In her Congress of the Union speech she is recorded saying, "That is how we Zapatistas want Mexico to be. One where indigenous people will be indigenous and Mexican, one where respect for difference is balanced with respect for what makes us equals. One where difference is not a reason for death, jail, persecution, mockery, humiliation, racism. On where, always, formed by differences, ours is a sovereign and independent nation." which ultimately summed up the sentiment of the EZLN at the time.

Although Comandanta Esther's involvement in the March 28, 2001, speech to the Congress of the Union is the most well-known speech, she is also recognized for her work as a speaker during International Women’s Day in Chiapas on March 8 of the same year. She presented the need of women solidarity and unity:

“To women throughout the country, we tell them to fight together. We have to fight more because as indigenous we are triply despised. As an indigenous woman, as a woman and as a poor woman. But women who are not indigenous also suffer, that is why we are going to invite them all to fight so that we no longer suffer. It is not true that women do not know, that nothing else is useful to be at home, that not only happens in indigenous communities but also in cities."

Additionally, she also recounted the difficulties that she and other women have had in order to participants in politics:

"At first, it was really difficult for me, the men did not understand, although I always explained to them that it is necessary to fight so that we are not all the time starving. Men did not suit them, they say women were only good for having children and they should take care…”

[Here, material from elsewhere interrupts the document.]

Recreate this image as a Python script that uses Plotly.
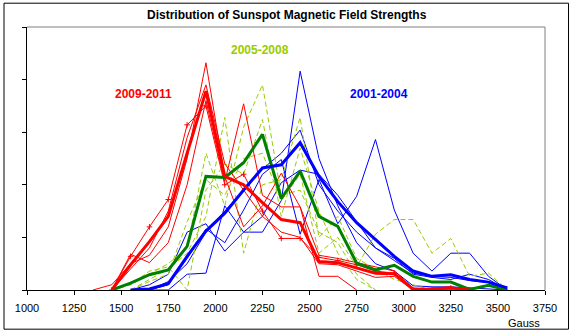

Comandanta Esther also participated as a speaker in following events during the year 2001:

- Juchitán, Oaxaca, February 25
- Nurio, Michoacán, March 3
- Toluca, State of Mexico, March 5
- Zócalo of Mexico City, March 11
- National Polytechnic Institute (IPN), March 16
- National School of Anthropology and History (ENAH), March 18
- San Andrés Totoltepec and Santo Tomás Ajusco, March 19
- UAM Azcapotzalco, March 20

And in 2003, in Oventic, Chiapas, on August 9.

In most of her speeches, Comandanta Esther highlights the importance of the unity between indigenous and non-indigenous individuals, and between men and women, in the search for a better country:

"It is our word as a woman, let's walk together with men. Just They will not be able and we alone cannot. Let us put more effort, consolidate our social fighting organization. Let us all fight together, men and women, for the rights that the powerful deny us and build a Mexico where there is no racial mockery, color and tongue. Brothers and sisters, let us not loosen our conscience, we are very important because without women there would not be a country nor would humanity multiply. We as women feel the pain, we give birth and we are a foot of the men, only men fighting will not make the change. "

During the Fiesta de los Caracoles in Oventic, Chiapas, in 2003, Comandanta Esther harshly criticized political parties, pointing out that they did not represent Mexicans. "We cannot stop being Indians to be recognized as Mexicans. Never again. They will be able to finish us or betray us (referring to the PRI, PAN and PRD) ... they agreed to deny us our rights. "

The activist also wrote a letter on January 1, 2003, addressed to the President of the Republic at that time, Vicente Fox Quesada, and Luis H. Alvarez, Commissioner for the Development of Indigenous Peoples, to demand that they acknowledge indigenous peoples and their demands instead of not fulfilling the promises they had made, telling them, among other things: "It is you commissioner of peace. And you are only a commissioner of Fox to provoke division, and deceive the people of Mexico."